185 million cross-border trips in Q1 2026, up 13.5% year on year

12.67 million new urban jobs created in 2025

26,000 new enterprises registered per day

70,392 new foreign-funded companies (+19.1%)

16.52 million new energy vehicles produced (+25.1%)

Carbon emissions per unit of GDP down 5%

It’s possible that, when we encounter this kind of data, our internal “propaganda alarm” is triggered. We’ve been conditioned to distrust certain narratives—and in doing so, we risk overlooking what these figures actually represent: the scale of coordination, the depth of planning, and the sustained effort of millions of people.

More concerning, perhaps, is a broader shift in mindset. We seem to have lost some of our collective willingness to challenge ourselves—to ask what we are building together. When was the last time you felt genuine pride in the direction our societies are taking? When did you last feel part of a shared project advancing something larger than individual or short-term interests?

This is not to suggest that China is without serious problems—it clearly is. The more difficult question is whether we, in the West, have diminished our own capacity to imagine and pursue long-term transformation.

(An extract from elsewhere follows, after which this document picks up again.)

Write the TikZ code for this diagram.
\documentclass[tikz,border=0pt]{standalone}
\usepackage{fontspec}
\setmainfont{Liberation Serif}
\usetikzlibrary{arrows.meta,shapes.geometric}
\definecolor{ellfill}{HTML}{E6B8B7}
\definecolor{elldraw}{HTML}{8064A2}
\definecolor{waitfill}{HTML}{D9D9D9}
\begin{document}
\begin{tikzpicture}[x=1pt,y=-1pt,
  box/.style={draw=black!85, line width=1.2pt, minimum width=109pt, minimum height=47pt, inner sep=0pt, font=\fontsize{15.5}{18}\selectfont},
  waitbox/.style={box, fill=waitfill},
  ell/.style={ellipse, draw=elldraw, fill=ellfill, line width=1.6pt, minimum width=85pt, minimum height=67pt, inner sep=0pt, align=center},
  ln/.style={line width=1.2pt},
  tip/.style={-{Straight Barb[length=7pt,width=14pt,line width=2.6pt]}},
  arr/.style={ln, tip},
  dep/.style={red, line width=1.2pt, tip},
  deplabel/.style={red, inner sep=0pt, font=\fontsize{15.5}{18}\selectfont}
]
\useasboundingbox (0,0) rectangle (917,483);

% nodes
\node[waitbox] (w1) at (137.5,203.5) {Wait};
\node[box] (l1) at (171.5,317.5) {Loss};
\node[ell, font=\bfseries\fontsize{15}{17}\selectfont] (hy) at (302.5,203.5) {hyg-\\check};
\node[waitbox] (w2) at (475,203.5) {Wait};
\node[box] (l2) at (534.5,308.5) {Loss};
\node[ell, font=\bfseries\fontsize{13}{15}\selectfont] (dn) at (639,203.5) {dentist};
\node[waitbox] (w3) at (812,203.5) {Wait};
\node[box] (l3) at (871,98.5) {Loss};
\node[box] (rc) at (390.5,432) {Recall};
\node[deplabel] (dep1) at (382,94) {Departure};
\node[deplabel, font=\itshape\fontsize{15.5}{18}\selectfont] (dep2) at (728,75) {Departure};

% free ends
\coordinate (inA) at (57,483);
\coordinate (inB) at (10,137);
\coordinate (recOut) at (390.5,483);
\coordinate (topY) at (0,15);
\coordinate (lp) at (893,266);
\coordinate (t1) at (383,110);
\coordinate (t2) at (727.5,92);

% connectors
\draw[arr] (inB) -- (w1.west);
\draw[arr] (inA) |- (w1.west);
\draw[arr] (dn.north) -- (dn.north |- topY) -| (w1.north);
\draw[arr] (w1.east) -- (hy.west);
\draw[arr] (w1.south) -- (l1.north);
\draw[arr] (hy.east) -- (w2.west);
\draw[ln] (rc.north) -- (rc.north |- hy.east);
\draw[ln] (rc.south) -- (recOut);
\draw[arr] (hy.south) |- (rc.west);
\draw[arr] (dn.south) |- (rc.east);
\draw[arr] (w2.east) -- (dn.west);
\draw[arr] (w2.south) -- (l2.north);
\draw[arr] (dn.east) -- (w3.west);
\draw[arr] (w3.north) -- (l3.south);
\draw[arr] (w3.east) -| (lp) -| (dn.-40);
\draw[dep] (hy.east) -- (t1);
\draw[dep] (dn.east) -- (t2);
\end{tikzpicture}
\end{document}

Historically, many of our most significant transformations—from the French Revolution to World War II—have emerged through rupture, violence, and upheaval. And current conflicts, from Ukraine to Gaza, suggest that this pattern has not entirely disappeared.

But must large-scale transformation always be born of crisis? Or have we, over time, lost the ability to build the future deliberately and collectively?

What became of “cathedral thinking”—the long-term, generational mindset of medieval builders who worked toward outcomes they would never see completed? A way of thinking that privileges 10–20 year horizons over quarterly returns, and shared ambition over immediate gain.

To be clear, this is not about reinforcing a simplistic West-versus-China dichotomy—that frame already constrains how we think.

The deeper question is whether we can recover a sense of shared purpose: the capacity to imagine a future worth building, and the discipline to work toward it over time.